— START Given information —

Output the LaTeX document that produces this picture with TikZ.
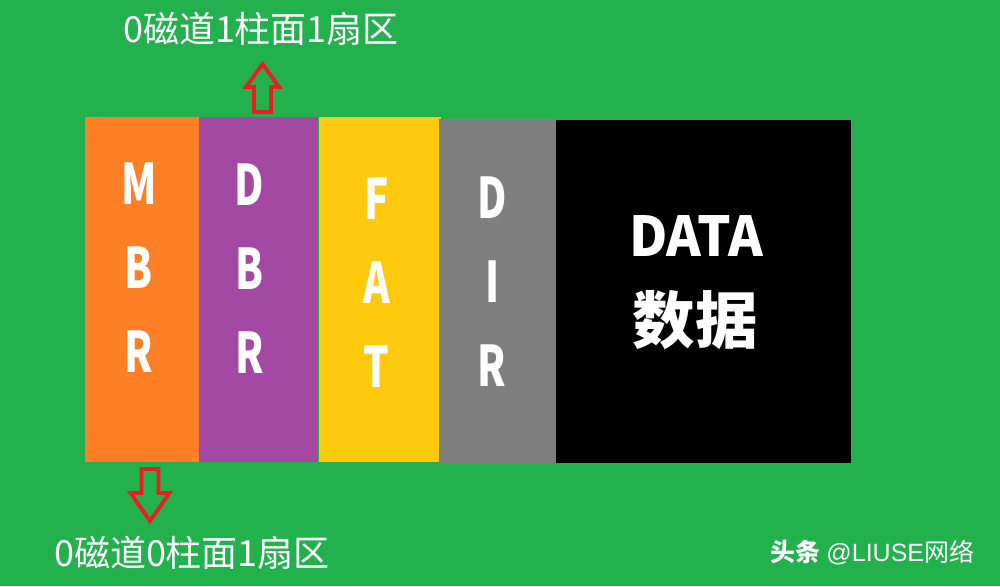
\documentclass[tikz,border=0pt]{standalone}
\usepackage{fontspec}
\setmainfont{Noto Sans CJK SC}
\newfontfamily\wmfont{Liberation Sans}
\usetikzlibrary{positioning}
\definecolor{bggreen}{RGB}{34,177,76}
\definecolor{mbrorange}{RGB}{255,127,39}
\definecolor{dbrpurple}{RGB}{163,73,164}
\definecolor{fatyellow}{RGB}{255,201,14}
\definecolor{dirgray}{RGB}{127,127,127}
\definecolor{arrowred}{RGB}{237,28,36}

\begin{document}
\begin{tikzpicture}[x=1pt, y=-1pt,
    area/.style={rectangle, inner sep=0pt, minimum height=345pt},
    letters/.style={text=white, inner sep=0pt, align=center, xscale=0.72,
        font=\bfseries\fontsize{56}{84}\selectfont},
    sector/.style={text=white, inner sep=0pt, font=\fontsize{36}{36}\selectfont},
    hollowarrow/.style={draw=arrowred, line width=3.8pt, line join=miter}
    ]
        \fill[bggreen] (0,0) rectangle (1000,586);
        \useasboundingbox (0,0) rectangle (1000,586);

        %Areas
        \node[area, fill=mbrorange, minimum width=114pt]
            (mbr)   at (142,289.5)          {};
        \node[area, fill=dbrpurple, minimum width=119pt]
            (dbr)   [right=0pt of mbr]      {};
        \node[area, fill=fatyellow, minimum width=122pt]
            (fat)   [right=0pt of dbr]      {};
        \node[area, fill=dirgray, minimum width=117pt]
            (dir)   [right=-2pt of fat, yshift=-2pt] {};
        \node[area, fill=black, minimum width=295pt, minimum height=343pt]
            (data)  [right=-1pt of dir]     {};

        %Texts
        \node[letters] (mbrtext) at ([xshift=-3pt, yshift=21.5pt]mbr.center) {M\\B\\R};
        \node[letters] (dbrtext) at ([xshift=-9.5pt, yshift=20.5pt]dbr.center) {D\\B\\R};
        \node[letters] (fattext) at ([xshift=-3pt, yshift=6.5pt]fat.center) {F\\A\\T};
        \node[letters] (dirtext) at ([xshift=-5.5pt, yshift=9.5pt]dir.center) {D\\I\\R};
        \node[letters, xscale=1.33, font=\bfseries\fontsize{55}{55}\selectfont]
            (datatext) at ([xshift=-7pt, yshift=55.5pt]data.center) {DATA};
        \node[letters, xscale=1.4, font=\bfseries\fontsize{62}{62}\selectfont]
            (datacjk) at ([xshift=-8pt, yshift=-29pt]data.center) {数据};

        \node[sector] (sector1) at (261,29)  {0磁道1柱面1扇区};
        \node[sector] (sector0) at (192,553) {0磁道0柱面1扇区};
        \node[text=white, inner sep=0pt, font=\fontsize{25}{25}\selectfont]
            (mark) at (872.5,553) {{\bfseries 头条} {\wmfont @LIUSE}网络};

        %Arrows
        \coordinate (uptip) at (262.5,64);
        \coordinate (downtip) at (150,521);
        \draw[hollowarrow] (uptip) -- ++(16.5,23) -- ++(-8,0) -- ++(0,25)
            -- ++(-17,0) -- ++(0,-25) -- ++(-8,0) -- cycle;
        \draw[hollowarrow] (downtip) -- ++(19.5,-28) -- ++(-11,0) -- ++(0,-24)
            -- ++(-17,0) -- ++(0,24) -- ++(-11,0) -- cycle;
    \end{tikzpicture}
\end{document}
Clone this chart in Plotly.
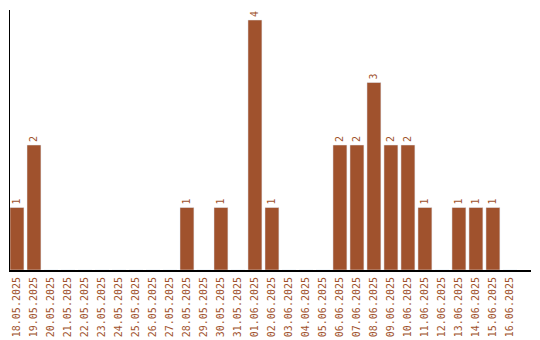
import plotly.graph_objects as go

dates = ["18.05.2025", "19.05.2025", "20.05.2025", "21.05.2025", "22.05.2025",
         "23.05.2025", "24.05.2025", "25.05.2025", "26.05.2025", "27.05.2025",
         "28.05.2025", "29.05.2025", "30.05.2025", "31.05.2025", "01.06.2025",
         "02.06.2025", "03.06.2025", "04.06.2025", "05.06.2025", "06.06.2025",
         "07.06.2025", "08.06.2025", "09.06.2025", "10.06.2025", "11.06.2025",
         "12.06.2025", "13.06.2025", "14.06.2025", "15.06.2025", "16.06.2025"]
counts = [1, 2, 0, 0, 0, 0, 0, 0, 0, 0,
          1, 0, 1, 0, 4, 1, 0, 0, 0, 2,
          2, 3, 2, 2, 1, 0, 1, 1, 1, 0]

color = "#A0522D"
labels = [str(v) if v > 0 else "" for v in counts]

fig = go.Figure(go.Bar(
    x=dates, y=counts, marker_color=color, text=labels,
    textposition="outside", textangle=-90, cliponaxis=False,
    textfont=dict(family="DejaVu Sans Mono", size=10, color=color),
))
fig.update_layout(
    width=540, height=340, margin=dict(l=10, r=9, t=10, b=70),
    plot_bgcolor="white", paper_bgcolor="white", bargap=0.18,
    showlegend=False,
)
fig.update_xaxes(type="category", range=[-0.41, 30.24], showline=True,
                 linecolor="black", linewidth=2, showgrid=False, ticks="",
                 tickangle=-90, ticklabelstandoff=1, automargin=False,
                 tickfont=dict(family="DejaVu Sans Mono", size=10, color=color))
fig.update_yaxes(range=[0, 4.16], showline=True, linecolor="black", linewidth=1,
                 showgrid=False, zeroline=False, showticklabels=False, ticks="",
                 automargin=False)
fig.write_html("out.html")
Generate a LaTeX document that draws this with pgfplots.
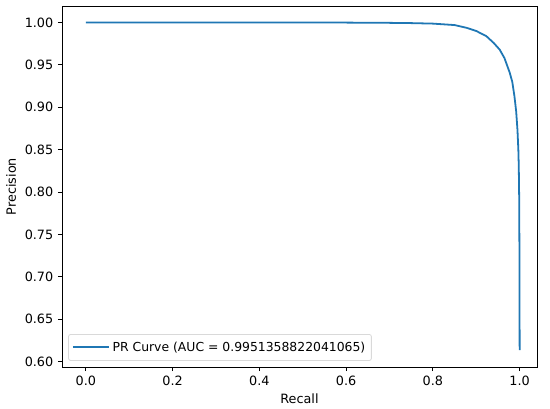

— END Given information —
— START Given information —

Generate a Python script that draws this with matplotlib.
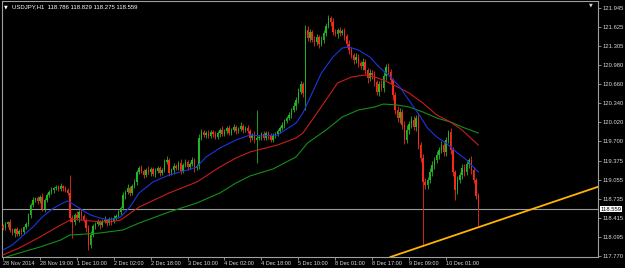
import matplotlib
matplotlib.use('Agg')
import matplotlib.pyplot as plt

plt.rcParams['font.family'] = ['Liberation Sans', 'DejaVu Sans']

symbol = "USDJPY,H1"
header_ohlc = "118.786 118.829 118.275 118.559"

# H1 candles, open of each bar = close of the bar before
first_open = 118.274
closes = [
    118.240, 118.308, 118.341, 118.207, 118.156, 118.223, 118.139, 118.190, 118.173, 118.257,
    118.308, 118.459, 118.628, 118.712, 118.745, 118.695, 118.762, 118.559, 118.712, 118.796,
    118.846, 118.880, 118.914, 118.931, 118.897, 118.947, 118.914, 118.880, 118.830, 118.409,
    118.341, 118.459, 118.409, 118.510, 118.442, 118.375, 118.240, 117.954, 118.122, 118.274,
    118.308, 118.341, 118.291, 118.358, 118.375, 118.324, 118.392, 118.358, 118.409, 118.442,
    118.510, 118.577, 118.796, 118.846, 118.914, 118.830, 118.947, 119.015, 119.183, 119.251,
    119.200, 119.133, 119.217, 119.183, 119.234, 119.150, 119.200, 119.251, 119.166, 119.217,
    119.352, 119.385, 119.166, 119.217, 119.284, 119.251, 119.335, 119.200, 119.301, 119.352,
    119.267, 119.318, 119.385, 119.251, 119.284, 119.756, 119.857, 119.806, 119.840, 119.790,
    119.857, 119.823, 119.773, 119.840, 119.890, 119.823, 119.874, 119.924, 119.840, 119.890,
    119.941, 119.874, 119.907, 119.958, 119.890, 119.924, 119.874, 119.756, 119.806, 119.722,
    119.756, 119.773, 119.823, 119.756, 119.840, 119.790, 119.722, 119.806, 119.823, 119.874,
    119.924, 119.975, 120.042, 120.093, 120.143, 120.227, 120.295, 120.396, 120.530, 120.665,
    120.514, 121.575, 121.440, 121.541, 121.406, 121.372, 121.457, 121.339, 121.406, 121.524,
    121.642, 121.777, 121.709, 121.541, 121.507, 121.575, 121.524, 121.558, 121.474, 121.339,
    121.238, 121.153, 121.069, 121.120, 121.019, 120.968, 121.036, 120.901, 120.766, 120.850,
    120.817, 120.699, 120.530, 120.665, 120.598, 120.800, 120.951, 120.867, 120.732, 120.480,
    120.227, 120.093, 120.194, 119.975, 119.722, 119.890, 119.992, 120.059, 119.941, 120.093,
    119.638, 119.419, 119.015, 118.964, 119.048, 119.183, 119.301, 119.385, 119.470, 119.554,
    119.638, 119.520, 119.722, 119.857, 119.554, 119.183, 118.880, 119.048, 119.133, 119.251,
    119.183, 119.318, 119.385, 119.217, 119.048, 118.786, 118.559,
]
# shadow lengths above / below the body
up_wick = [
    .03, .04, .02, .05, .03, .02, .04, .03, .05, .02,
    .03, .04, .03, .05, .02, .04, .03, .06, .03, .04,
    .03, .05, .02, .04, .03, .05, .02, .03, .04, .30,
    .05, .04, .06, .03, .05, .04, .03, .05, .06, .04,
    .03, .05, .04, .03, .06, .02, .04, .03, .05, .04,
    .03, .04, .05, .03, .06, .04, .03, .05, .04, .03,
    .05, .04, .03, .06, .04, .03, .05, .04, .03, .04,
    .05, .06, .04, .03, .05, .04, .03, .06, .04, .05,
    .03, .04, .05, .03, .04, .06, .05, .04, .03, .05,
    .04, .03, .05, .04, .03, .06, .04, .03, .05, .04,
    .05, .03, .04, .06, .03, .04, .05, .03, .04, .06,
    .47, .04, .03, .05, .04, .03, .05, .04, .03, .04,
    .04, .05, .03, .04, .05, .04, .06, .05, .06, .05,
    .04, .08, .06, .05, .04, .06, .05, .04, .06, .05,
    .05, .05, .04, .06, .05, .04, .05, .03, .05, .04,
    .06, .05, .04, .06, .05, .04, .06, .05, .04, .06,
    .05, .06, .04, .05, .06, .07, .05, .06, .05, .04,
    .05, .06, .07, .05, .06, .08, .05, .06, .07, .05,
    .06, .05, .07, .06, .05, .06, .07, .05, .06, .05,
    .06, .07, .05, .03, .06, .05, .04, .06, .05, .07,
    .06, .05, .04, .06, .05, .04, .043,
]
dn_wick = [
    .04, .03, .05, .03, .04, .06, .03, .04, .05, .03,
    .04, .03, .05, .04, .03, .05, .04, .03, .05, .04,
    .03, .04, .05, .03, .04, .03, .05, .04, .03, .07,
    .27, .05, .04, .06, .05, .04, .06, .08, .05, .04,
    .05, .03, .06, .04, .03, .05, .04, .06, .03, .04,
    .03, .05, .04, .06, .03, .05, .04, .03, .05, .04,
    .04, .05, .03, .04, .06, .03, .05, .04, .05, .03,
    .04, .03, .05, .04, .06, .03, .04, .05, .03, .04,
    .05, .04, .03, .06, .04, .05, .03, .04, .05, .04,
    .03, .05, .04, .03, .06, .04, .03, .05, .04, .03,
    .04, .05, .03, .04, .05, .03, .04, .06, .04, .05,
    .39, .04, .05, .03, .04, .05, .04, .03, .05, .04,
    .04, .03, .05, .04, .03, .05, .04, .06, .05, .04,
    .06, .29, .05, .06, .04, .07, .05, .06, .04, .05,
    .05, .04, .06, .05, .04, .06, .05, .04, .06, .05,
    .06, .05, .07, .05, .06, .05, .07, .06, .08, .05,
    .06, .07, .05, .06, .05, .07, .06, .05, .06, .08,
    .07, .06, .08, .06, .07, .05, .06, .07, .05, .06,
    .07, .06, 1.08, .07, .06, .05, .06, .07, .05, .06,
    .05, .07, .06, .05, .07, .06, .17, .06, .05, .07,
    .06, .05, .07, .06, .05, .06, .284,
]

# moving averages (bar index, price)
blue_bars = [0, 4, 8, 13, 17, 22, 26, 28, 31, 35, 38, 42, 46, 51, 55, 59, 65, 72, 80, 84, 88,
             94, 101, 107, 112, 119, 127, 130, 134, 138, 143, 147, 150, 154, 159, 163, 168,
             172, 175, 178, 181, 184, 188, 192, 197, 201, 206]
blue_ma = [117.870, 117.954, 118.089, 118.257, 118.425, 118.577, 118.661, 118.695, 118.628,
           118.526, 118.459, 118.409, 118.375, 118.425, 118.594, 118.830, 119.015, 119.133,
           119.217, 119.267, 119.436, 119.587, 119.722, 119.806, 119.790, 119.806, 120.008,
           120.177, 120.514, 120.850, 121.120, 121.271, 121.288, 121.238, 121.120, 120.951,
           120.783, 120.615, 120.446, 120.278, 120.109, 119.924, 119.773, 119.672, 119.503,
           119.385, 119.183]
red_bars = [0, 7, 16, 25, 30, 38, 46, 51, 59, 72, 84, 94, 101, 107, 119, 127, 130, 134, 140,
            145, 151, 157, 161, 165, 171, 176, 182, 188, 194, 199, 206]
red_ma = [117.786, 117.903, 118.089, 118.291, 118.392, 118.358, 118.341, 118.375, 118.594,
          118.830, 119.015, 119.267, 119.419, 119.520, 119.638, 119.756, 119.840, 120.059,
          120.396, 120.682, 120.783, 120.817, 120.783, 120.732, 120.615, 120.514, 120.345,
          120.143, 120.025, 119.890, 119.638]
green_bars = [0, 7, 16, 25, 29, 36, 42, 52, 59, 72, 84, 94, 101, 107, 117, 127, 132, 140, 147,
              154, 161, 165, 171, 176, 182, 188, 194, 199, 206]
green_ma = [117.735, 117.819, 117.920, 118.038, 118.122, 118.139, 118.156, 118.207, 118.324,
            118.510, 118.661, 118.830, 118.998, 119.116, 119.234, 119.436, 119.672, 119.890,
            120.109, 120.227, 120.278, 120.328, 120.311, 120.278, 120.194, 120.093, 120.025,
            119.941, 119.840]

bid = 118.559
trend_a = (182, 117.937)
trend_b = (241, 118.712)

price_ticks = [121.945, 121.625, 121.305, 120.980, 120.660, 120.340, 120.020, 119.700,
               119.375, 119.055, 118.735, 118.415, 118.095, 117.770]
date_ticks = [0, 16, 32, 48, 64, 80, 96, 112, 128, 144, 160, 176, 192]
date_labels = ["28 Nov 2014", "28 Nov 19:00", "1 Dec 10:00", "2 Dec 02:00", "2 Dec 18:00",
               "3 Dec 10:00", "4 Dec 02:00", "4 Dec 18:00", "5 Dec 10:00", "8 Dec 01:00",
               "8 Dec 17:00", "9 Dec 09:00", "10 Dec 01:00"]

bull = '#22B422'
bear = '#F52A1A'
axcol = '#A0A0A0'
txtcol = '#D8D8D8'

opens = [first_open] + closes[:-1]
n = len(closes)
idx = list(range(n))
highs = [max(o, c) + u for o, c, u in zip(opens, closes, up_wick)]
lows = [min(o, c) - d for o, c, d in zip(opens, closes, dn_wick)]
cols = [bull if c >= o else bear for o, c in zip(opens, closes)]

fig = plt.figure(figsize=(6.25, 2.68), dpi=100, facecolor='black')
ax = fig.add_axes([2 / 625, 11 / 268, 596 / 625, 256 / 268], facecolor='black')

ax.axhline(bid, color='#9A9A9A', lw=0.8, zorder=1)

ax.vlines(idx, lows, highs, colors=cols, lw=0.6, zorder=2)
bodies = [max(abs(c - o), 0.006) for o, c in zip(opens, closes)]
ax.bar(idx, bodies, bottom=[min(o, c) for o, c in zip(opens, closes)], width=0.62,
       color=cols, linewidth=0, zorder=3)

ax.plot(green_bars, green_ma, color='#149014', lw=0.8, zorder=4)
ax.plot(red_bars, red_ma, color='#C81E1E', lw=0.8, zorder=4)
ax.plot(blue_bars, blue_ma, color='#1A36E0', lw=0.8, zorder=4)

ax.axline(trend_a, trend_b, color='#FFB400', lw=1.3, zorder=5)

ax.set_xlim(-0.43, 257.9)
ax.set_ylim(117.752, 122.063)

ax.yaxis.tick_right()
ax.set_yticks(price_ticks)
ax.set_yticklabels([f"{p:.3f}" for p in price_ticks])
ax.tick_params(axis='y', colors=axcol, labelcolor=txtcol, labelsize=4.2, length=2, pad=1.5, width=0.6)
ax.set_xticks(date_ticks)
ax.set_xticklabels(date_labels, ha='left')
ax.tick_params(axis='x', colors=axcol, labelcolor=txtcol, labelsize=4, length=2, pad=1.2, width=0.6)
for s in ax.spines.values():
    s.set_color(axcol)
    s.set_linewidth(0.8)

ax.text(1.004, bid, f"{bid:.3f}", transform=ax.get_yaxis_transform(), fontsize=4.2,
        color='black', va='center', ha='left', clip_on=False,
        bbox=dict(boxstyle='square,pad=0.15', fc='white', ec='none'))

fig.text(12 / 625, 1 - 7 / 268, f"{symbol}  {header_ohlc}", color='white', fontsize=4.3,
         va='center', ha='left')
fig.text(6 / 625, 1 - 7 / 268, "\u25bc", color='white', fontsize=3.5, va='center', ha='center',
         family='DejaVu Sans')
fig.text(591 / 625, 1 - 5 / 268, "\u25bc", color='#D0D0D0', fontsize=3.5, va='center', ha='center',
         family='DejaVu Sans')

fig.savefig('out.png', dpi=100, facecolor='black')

— END Given information —

Starting at the line with "Clone this chart in Plotly." and ending at the line with "import plotly.graph_objects as go", copy each line exactly, both ends included. Do not copy the pictures.

● **The reply**
Clone this chart in Plotly.
import plotly.graph_objects as go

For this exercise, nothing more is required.